Oh I forgot to tell you that while you were in the bathroom last night I made friends with a gay man named Rodger from Venezuela and he kissed me cheek and told me I "knew how to shake my thing". From now on we go to the bathroom as a team.
Just caught my dad doing coke in my bathroom again. Guess whose getting a new car for christmasss.
We convinced the Dj to let us play musical chairs...... I won by the way.
I seriously had to check my phone this morning to make sure I didn't agree to any strange sexual favors.
I'll be in my room with a breakfast burrito at 2:30. It's up to you...

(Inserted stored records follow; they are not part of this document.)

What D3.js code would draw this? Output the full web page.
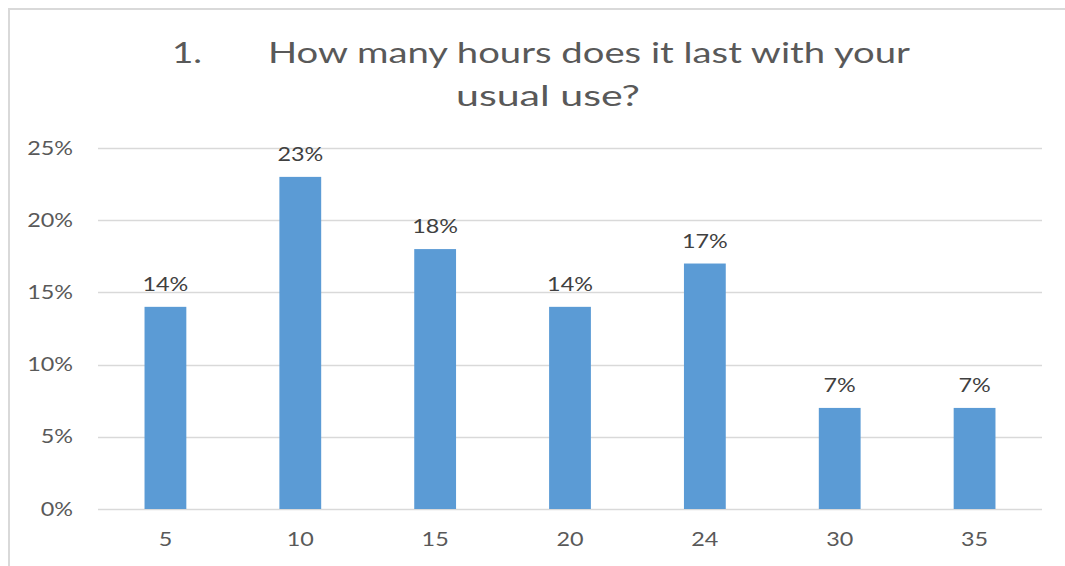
<!DOCTYPE html>
<html>
<head>
<meta charset="utf-8">
<script src="https://cdn.jsdelivr.net/npm/d3@7"></script>
<style>
  html, body { margin: 0; padding: 0; background: #fff; }
  svg { display: block; font-family: Lato, "Open Sans", sans-serif; }
</style>
</head>
<body>
<svg id="chart" width="1065" height="566"></svg>
<script>
// Battery life survey: share of answers per number of hours
const hours = ["5", "10", "15", "20", "24", "30", "35"];
const shares = [0.14, 0.23, 0.18, 0.14, 0.17, 0.07, 0.07];
const yTicks = [0, 0.05, 0.10, 0.15, 0.20, 0.25];
const titleNumber = "1.";
const titleLines = ["How many hours does it last with your", "usual use?"];

const svg = d3.select("#chart");
const margin = { left: 98, right: 1042, top: 148, bottom: 509 };
const stretch = 1.23; // wide lettering used for all chart text

// Chart frame
svg.append("rect")
  .attr("x", 9).attr("y", 9)
  .attr("width", 1070).attr("height", 580)
  .attr("fill", "#fff")
  .attr("stroke", "#d9d9d9").attr("stroke-width", 2);

const x = d3.scaleBand()
  .domain(hours)
  .range([margin.left, margin.right])
  .paddingInner(0.69)
  .paddingOuter(0.345);

const y = d3.scaleLinear()
  .domain([0, 0.25])
  .range([margin.bottom, margin.top]);

const pct = d3.format(".0%");

// Horizontal gridlines
svg.append("g")
  .selectAll("line")
  .data(yTicks)
  .join("line")
  .attr("x1", margin.left).attr("x2", margin.right)
  .attr("y1", d => Math.round(y(d)) + 0.5)
  .attr("y2", d => Math.round(y(d)) + 0.5)
  .attr("stroke", "#d9d9d9").attr("stroke-width", 1.5);

// Y axis labels
const yAxis = svg.append("g")
  .attr("transform", `translate(${margin.left - 25},0)`)
  .call(d3.axisLeft(y).tickValues(yTicks).tickFormat(pct).tickSize(0).tickPadding(0));
yAxis.select(".domain").remove();
yAxis.selectAll("text")
  .attr("font-size", 19).attr("fill", "#595959")
  .attr("font-family", "Lato, 'Open Sans', sans-serif")
  .attr("transform", `scale(${stretch},1)`);

// X axis labels
const xAxis = svg.append("g")
  .attr("transform", `translate(0,${margin.bottom})`)
  .call(d3.axisBottom(x).tickSize(0).tickPadding(24));
xAxis.select(".domain").remove();
xAxis.selectAll("text")
  .attr("font-size", 19).attr("fill", "#595959")
  .attr("font-family", "Lato, 'Open Sans', sans-serif")
  .attr("transform", `scale(${stretch},1)`);

// Bars
const rows = hours.map((h, i) => ({ h, v: shares[i] }));
svg.append("g")
  .selectAll("rect")
  .data(rows)
  .join("rect")
  .attr("x", d => x(d.h))
  .attr("width", x.bandwidth())
  .attr("y", d => y(d.v))
  .attr("height", d => y(0) - y(d.v))
  .attr("fill", "#5b9bd5");

// Value labels
svg.append("g")
  .selectAll("g")
  .data(rows)
  .join("g")
  .attr("transform", d => `translate(${x(d.h) + x.bandwidth() / 2},${y(d.v) - 16})`)
  .append("text")
  .attr("text-anchor", "middle")
  .attr("font-size", 19)
  .attr("fill", "#404040")
  .attr("transform", `scale(${stretch},1)`)
  .text(d => pct(d.v));

// Title
const title = svg.append("g").attr("fill", "#595959").attr("font-size", 29);
title.append("text")
  .attr("x", 172).attr("y", 63)
  .attr("textLength", 30).attr("lengthAdjust", "spacingAndGlyphs")
  .text(titleNumber);
title.append("text")
  .attr("x", 268).attr("y", 63)
  .attr("textLength", 642).attr("lengthAdjust", "spacingAndGlyphs")
  .text(titleLines[0]);
title.append("text")
  .attr("x", 456).attr("y", 106)
  .attr("textLength", 184).attr("lengthAdjust", "spacingAndGlyphs")
  .text(titleLines[1]);
</script>
</body>
</html>
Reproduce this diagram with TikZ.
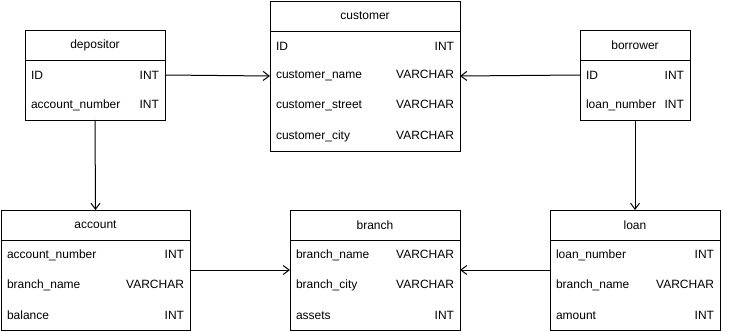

Spent 20mins wondering why my roommate wouldn't answer after we were pounding on the door.....Def went to the wrong building.
We may not see eye-to-eye on much, but I'm definitely willing to let you see eye-to-vagina again.
I kept having to give myself encouraging advice like, "you know how a path works"
I just got a voicemail from some strange woman with a Russian accent. Are you ok?
P.s. There are few things I love more than brand new mascara and you are one of them.
I really wanna treat my body good. Because i plan on doing drugs
She can't take shots?!? Literally if I could list that as a skill on a resume I would
I know you would never do it--but if I ever walk into your house and find a "live love laugh" ANYTHING, I will commit you to an asylum. If it is a vinyl decal adhered to the wall, I will just smother you myself.